Hi NikNak, All this aggression from your mother sounds just like the aggression I had from my husband when he was still fighting for his independence. He knew his diagnosis but didn`t understand what it really meant [and still doesn`t]. He was convinced he could make himself better if he put his mind to it. Do you think your mum is like that.
It is harder when it is your parent. They are used to telling you what to do, they consider themselves older and wiser and are not receptive to taking advice from their children.
When it`s your husband or wife, you are on an equal footing. Neither is wiser or more experienced.
Your mother still feels she doesn`t need you to remind her to have her eyes tested, for example. When she was well, it probably wouldn`t have bothered her, but now she`s fighting, to retain her self respect and dignity.
All I can suggest is you try to imagine how you would feel if your daughter suddenly tried to take over your life. I know you`re not doing that, but your mother might see it like that.
If you have anything to say, think first about how it may sound to her. I know how hard that will be, but it`s better than having a big flare up.

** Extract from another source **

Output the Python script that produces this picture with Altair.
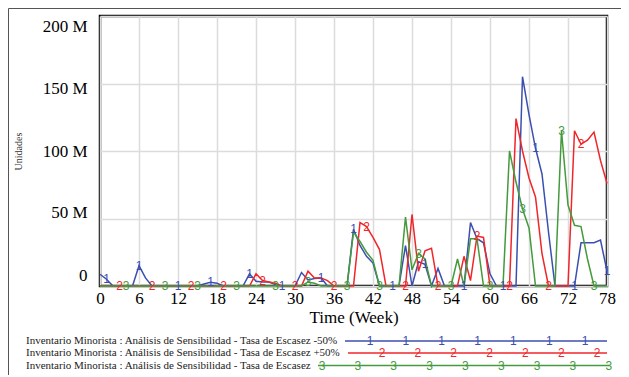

Because I`m saying these things, don`t think I`m able to do them all the time. Sometimes I can and sometimes I lose it and flare up myself. Sometimes it works and sometimes it doesn`t.

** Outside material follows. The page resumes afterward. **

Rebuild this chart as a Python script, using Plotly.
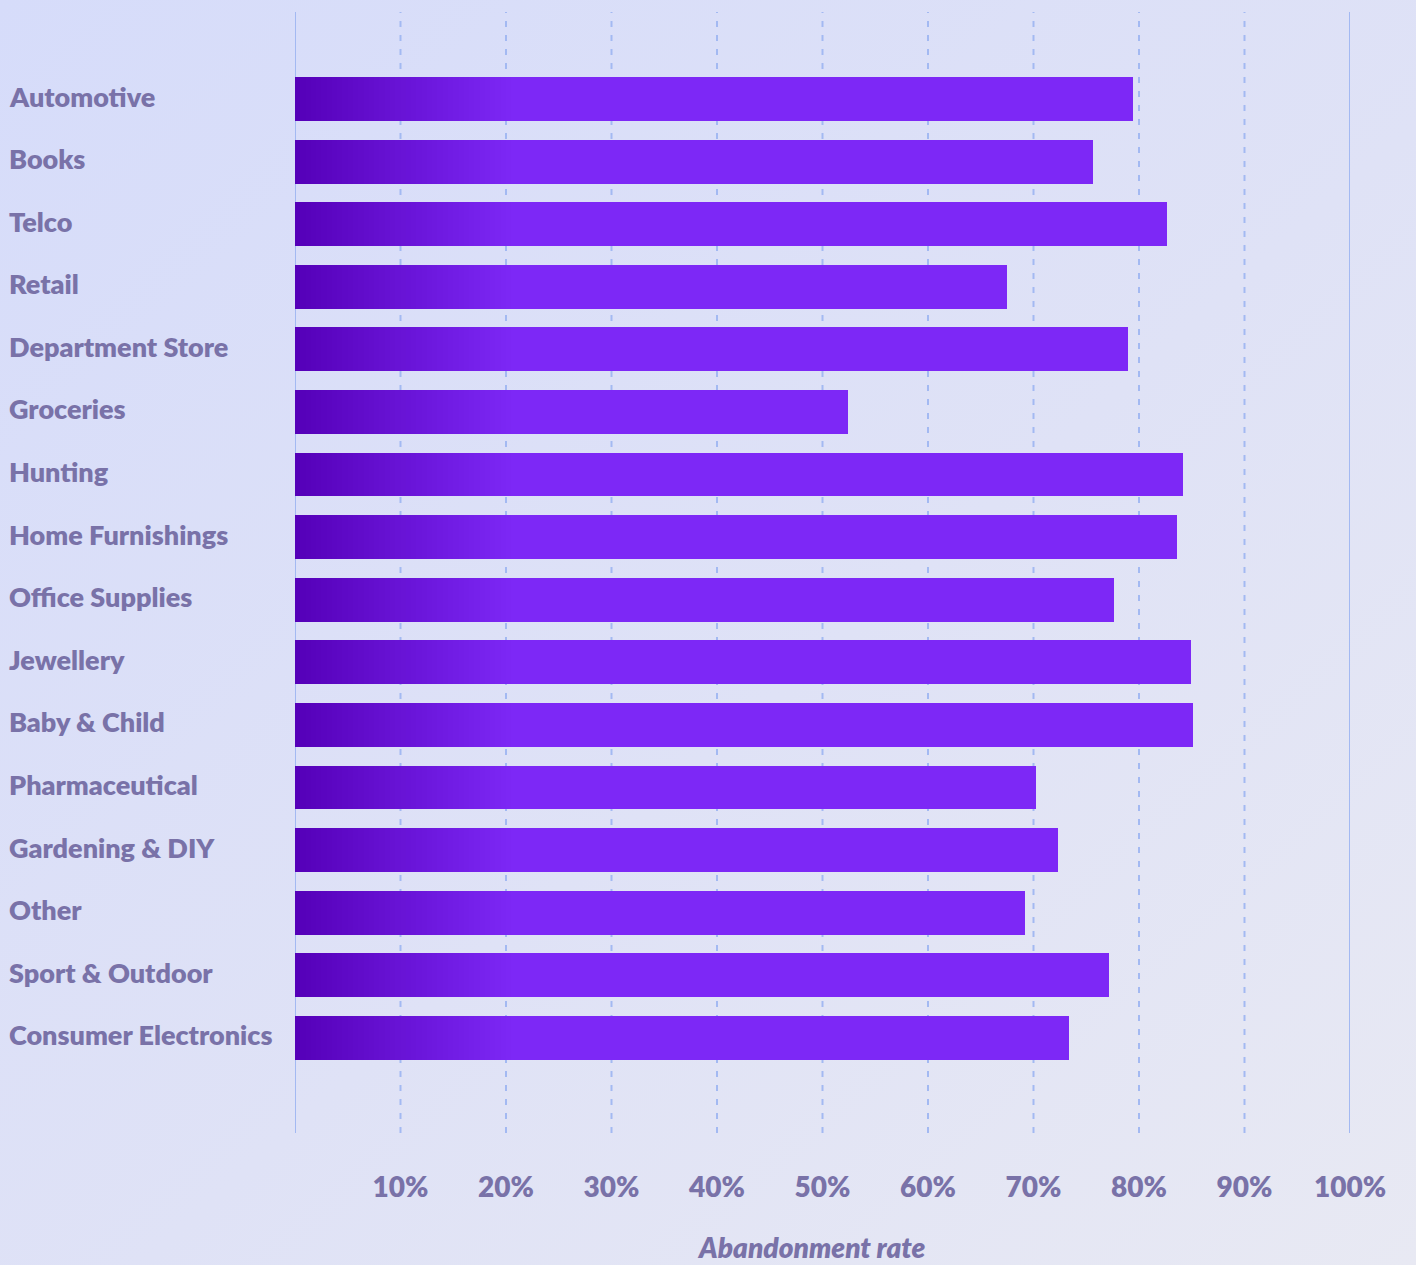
import base64
import plotly.graph_objects as go

# Cart abandonment rate by retail sector (%)
categories = [
    "Automotive", "Books", "Telco", "Retail", "Department Store", "Groceries",
    "Hunting", "Home Furnishings", "Office Supplies", "Jewellery", "Baby & Child",
    "Pharmaceutical", "Gardening & DIY", "Other", "Sport & Outdoor",
    "Consumer Electronics",
]
rates = [79.4, 75.6, 82.7, 67.5, 79.0, 52.4, 84.2, 83.6, 77.6, 84.9, 85.1,
         70.2, 72.3, 69.2, 77.2, 73.4]

tick_values = [10, 20, 30, 40, 50, 60, 70, 80, 90, 100]
tick_labels = ["10%", "20%", "30%", "40%", "50%", "60%", "70%", "80%", "90%", "100%"]

W, H = 1416, 1265
M_L, M_R, M_T, M_B = 295, 66, 12, 132
PW, PH = W - M_L - M_R, H - M_T - M_B

TEXT = "#7972a8"
GRID = "#a3b9f2"
BAR = "#7d28f6"
BAR_DARK = (85, 0, 184)
BAR_LIGHT = (125, 40, 246)
FONT = "Lato"

fig = go.Figure()

# Full-length bars in the main colour
fig.add_trace(go.Bar(
    y=categories, x=rates, orientation="h", width=0.7,
    marker=dict(color=BAR, line=dict(width=0)), hoverinfo="x+y",
))

# Dark-to-light shading along the first stretch of each bar
shade_span = 21.0
n_steps = 42
step = shade_span / n_steps
for i in range(n_steps):
    t = i / (n_steps - 1)
    r, g, b = (round(BAR_DARK[k] + (BAR_LIGHT[k] - BAR_DARK[k]) * t) for k in range(3))
    start = i * step
    fig.add_trace(go.Bar(
        y=categories,
        x=[max(0.0, min(step * 1.6, v - start)) for v in rates],
        base=[start] * len(rates),
        orientation="h", width=0.7,
        marker=dict(color=f"rgb({r},{g},{b})", line=dict(width=0)),
        hoverinfo="skip", showlegend=False,
    ))

# Vertical guide lines: solid at the ends, dashed in between
for v in [0] + tick_values:
    solid = v in (0, 100)
    fig.add_shape(
        type="line", xref="x", yref="paper", x0=v, x1=v, y0=0, y1=1,
        line=dict(color=GRID, width=2, dash="solid" if solid else "6px,8px"),
        layer="below",
    )

# Left-aligned category labels
for c in categories:
    fig.add_annotation(
        x=(7 - M_L) / PW, xref="paper", y=c, yref="y", yshift=3,
        text=c, showarrow=False, xanchor="left", yanchor="middle",
        font=dict(family=FONT, size=27, color=TEXT, weight=800),
    )

# Axis title
fig.add_annotation(
    x=(811 - M_L) / PW, xref="paper", y=-(1247 - (M_T + PH)) / PH, yref="paper",
    text="<i>Abandonment rate</i>", showarrow=False,
    xanchor="center", yanchor="middle",
    font=dict(family=FONT, size=28, color=TEXT, weight=800),
)

# Soft lavender backdrop
svg = (
    f'<svg xmlns="http://www.w3.org/2000/svg" width="{W}" height="{H}">'
    '<defs><linearGradient id="g" x1="0" y1="0" x2="1" y2="1">'
    '<stop offset="0" stop-color="#d6dcfa"/>'
    '<stop offset="0.55" stop-color="#dfe2f6"/>'
    '<stop offset="1" stop-color="#e8e9f3"/>'
    '</linearGradient></defs>'
    f'<rect width="{W}" height="{H}" fill="url(#g)"/></svg>'
)
bg = "data:image/svg+xml;base64," + base64.b64encode(svg.encode()).decode()
fig.add_layout_image(
    source=bg, xref="paper", yref="paper",
    x=-M_L / PW, y=1 + M_T / PH, sizex=W / PW, sizey=H / PH,
    xanchor="left", yanchor="top", sizing="stretch", layer="below",
)

n = len(categories)
fig.update_layout(
    width=W, height=H,
    margin=dict(l=M_L, r=M_R, t=M_T, b=M_B, pad=0),
    paper_bgcolor="#dde1f6", plot_bgcolor="rgba(0,0,0,0)",
    barmode="overlay", bargap=0, showlegend=False,
    xaxis=dict(
        range=[0, 100], tickvals=tick_values, ticktext=tick_labels,
        showgrid=False, zeroline=False, showline=False, ticks="",
        tickfont=dict(family=FONT, size=28, color=TEXT, weight=800),
        ticklabelstandoff=35,
    ),
    yaxis=dict(
        type="category", categoryorder="array", categoryarray=categories,
        range=[n - 1 + 1.52, -1.39],
        showticklabels=False, showgrid=False, zeroline=False, showline=False,
        ticks="",
    ),
)

fig.write_html("out.html")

Today, my husband told me I am mollycoddling him and making him worse. According to him, he`s leaving me tomorrow and going to get a flat, stand on his own feet and get himself better. This is what I have to listen to when I`m breaking my back, trying to make things as easy as possible for him.
So I`ve told him to go, with my blessing, knowing he`ll have forgotten it by tomorrow, if he hasn`t forgotten already. I`ve taken myself into another room for some peace. This is action I can recommend, when your mum gets too much for you.